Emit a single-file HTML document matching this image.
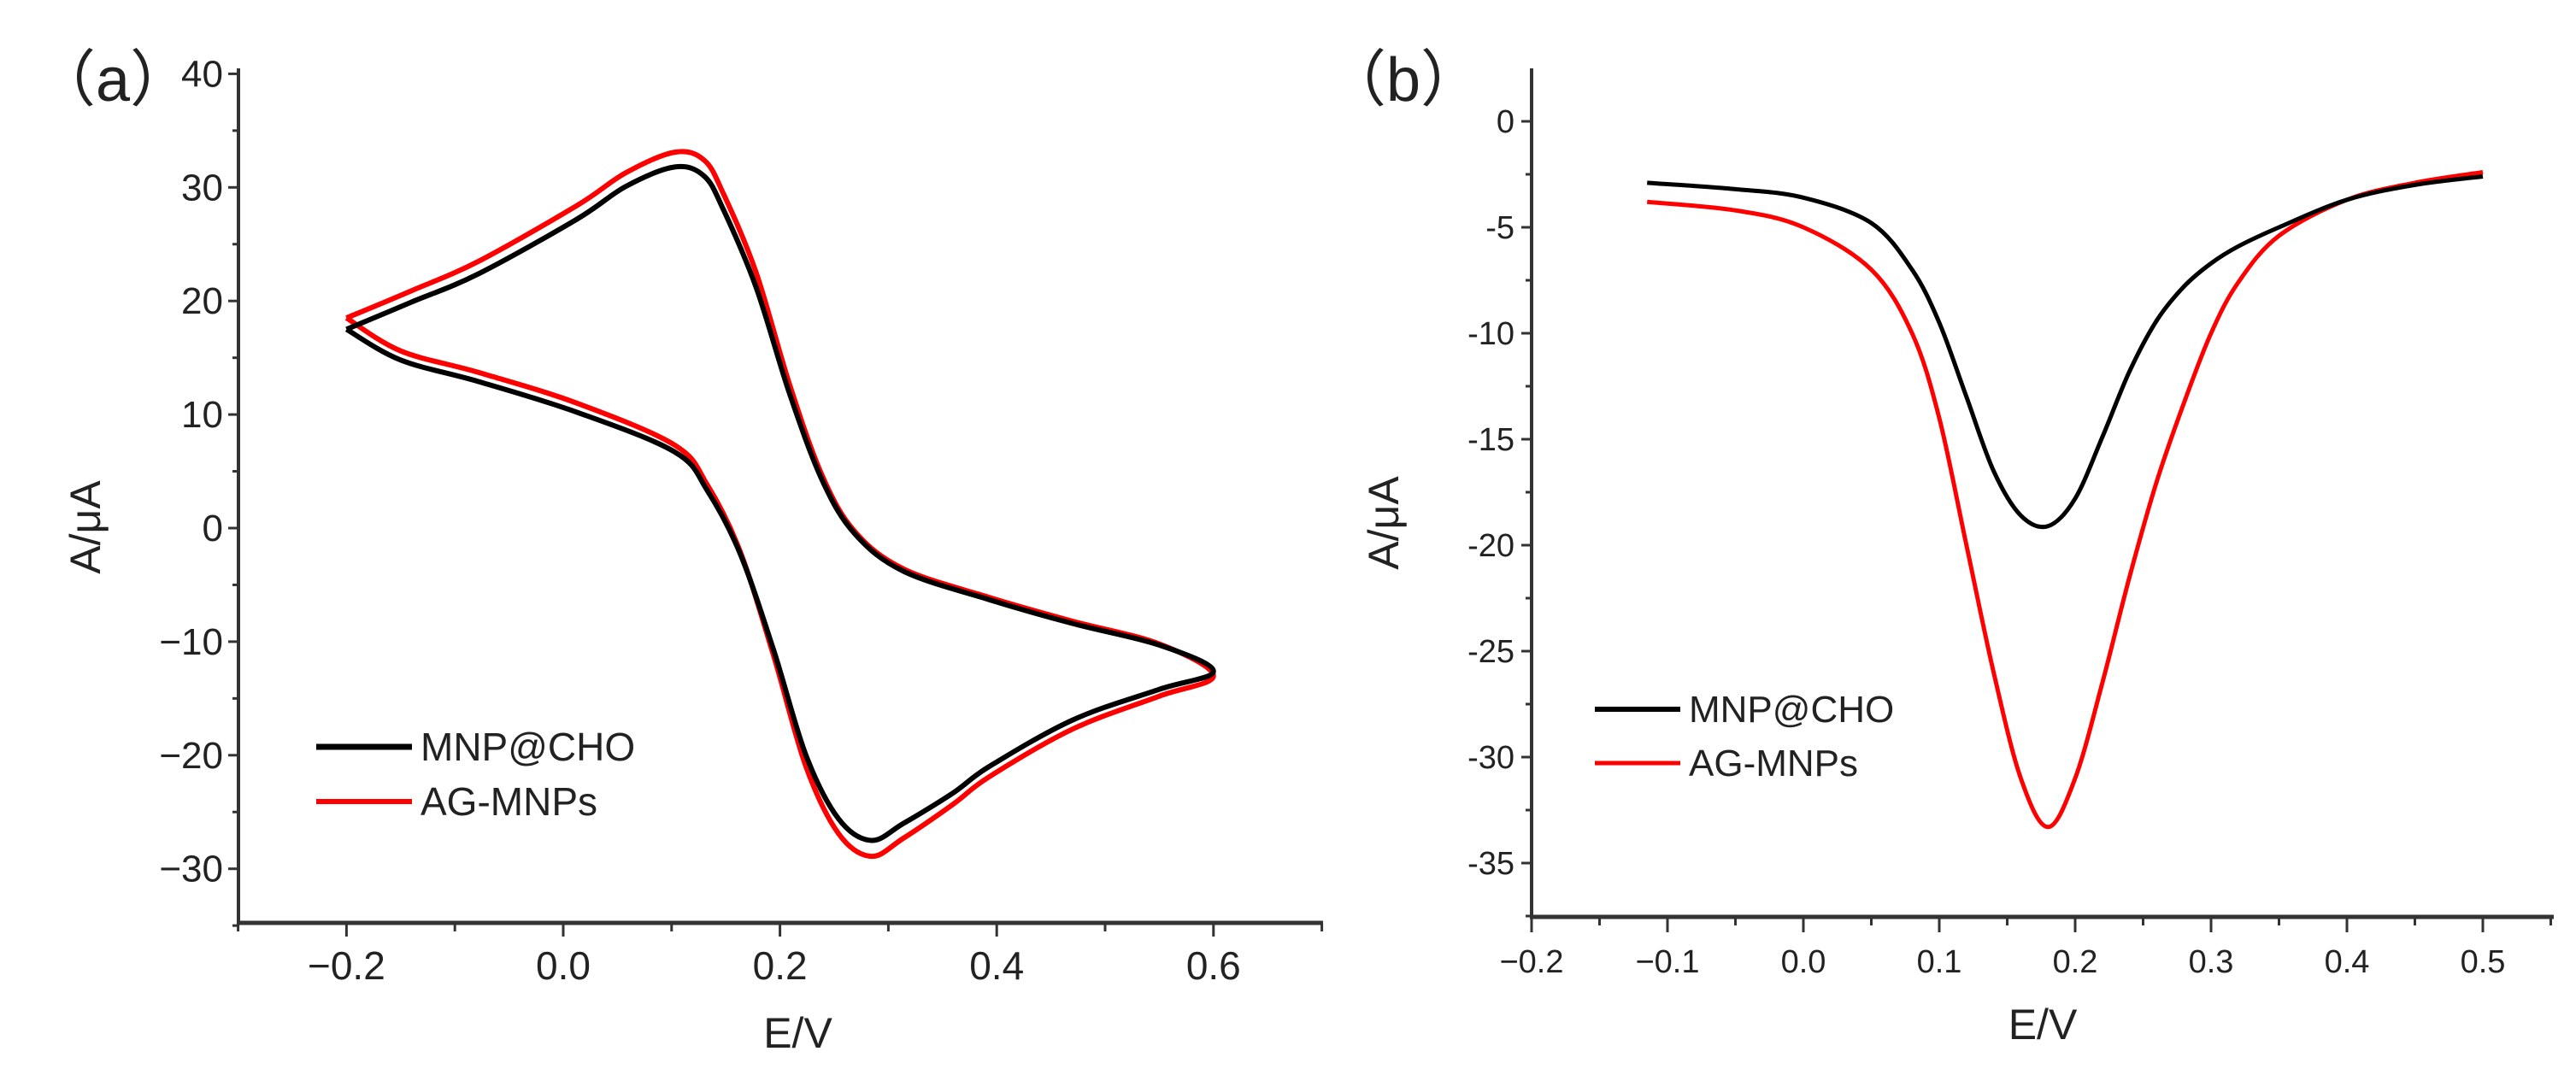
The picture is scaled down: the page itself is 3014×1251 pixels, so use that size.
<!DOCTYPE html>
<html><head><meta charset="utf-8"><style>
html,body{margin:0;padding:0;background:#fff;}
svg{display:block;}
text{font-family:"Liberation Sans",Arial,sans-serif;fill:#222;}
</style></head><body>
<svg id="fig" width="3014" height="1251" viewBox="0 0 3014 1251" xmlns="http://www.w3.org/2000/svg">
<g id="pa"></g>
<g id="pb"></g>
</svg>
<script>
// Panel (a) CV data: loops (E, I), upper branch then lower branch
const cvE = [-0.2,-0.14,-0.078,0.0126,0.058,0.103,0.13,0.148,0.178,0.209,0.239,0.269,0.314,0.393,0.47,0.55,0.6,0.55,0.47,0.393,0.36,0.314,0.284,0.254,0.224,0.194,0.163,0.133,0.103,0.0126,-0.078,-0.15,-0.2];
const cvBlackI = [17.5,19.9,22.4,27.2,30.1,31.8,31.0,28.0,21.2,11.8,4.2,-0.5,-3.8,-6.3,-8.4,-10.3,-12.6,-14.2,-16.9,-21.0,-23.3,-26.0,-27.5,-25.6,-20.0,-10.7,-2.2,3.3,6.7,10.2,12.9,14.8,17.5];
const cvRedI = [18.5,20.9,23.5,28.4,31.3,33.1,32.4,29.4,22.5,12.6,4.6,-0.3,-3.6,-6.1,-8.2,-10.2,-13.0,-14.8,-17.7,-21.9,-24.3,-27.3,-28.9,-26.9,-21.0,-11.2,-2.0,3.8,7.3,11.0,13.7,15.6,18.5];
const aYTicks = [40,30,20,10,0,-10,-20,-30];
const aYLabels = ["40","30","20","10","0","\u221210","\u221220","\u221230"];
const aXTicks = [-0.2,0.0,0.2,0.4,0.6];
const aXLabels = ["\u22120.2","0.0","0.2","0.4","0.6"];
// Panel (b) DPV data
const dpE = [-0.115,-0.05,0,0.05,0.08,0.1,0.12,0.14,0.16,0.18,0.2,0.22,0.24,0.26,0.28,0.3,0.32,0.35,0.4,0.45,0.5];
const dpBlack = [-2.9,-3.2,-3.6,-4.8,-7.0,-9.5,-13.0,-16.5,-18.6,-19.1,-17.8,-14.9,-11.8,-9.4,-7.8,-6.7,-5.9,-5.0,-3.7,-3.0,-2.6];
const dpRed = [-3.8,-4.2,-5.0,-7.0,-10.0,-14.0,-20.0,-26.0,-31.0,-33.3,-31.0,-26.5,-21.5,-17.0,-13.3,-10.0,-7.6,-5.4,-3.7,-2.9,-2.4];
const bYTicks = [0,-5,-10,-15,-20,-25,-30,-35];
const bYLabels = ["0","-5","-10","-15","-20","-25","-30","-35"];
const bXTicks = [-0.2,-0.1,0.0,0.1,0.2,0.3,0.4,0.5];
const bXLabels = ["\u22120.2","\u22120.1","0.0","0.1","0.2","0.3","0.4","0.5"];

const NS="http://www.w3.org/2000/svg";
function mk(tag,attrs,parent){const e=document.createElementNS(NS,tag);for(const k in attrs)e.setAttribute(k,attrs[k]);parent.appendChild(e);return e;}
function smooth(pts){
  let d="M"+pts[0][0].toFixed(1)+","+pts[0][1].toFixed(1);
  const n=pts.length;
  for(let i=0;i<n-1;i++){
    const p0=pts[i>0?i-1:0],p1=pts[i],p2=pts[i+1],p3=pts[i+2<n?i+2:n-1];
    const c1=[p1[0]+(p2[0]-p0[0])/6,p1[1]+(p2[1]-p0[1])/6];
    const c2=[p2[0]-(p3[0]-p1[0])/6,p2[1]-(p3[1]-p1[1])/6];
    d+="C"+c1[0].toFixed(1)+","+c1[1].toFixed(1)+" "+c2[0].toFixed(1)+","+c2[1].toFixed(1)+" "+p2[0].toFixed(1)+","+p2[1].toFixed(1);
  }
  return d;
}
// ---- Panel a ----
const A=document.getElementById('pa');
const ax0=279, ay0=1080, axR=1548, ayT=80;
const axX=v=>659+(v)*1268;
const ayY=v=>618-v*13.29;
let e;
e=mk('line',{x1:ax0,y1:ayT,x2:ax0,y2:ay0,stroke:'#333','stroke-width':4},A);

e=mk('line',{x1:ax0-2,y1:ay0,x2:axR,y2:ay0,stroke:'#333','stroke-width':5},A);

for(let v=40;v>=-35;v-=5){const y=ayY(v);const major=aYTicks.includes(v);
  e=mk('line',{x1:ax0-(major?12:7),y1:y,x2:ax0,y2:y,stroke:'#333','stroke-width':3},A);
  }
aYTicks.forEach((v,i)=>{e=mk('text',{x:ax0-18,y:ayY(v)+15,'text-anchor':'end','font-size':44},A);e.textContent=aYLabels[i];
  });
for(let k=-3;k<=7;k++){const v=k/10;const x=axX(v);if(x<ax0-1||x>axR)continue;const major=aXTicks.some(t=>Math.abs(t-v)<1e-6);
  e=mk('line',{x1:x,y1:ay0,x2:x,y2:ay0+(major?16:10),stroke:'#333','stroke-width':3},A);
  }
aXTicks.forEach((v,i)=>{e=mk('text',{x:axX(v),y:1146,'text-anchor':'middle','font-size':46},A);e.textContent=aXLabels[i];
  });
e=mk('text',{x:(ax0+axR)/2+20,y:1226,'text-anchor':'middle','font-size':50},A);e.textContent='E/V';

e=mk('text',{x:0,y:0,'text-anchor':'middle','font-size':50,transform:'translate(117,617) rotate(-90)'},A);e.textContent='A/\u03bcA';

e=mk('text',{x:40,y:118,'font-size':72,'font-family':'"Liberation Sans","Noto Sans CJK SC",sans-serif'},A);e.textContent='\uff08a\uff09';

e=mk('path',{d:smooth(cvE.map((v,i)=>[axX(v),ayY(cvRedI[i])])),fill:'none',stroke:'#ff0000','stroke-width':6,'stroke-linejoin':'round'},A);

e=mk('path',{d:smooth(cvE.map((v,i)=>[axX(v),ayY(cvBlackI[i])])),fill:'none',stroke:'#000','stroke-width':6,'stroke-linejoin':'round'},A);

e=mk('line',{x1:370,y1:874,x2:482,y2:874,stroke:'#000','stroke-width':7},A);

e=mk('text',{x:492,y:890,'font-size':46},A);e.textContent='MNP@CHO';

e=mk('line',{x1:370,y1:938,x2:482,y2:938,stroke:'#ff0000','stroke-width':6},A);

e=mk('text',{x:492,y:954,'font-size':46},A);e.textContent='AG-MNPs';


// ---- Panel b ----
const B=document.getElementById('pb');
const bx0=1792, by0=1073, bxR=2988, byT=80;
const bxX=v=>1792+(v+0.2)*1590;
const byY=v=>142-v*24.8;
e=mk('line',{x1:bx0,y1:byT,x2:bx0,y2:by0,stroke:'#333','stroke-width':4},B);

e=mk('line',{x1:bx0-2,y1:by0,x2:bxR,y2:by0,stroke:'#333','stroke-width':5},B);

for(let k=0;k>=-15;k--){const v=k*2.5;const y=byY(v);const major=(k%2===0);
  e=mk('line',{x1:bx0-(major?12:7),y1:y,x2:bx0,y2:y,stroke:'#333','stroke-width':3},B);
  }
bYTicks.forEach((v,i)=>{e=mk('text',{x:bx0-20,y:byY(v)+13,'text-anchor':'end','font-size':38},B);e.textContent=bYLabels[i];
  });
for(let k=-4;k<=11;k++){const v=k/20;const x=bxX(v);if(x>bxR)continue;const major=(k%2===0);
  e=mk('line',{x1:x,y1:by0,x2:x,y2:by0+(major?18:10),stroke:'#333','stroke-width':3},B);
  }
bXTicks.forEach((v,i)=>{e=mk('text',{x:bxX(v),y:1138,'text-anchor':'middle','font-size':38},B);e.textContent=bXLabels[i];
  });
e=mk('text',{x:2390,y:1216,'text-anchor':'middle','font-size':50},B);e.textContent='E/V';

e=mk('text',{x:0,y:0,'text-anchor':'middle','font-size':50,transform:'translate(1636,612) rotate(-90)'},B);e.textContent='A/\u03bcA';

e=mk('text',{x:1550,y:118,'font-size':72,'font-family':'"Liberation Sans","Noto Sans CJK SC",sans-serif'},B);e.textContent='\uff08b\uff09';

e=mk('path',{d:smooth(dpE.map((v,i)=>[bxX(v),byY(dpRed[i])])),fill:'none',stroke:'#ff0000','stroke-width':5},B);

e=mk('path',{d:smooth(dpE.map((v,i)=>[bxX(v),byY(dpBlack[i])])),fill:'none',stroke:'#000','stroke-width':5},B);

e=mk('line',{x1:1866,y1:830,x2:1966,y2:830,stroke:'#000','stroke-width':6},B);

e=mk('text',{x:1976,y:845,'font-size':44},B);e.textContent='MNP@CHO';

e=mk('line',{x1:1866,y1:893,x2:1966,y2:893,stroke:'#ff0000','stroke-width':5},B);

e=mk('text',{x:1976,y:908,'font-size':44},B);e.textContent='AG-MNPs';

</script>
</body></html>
########
Search the material above for "document". Pull out each line where it shows up.

**REPLY:**
Emit a single-file HTML document matching this image.
function mk(tag,attrs,parent){const e=document.createElementNS(NS,tag);for(const k in attrs)e.setAttribute(k,attrs[k]);parent.appendChild(e);return e;}
const A=document.getElementById('pa');
const B=document.getElementById('pb');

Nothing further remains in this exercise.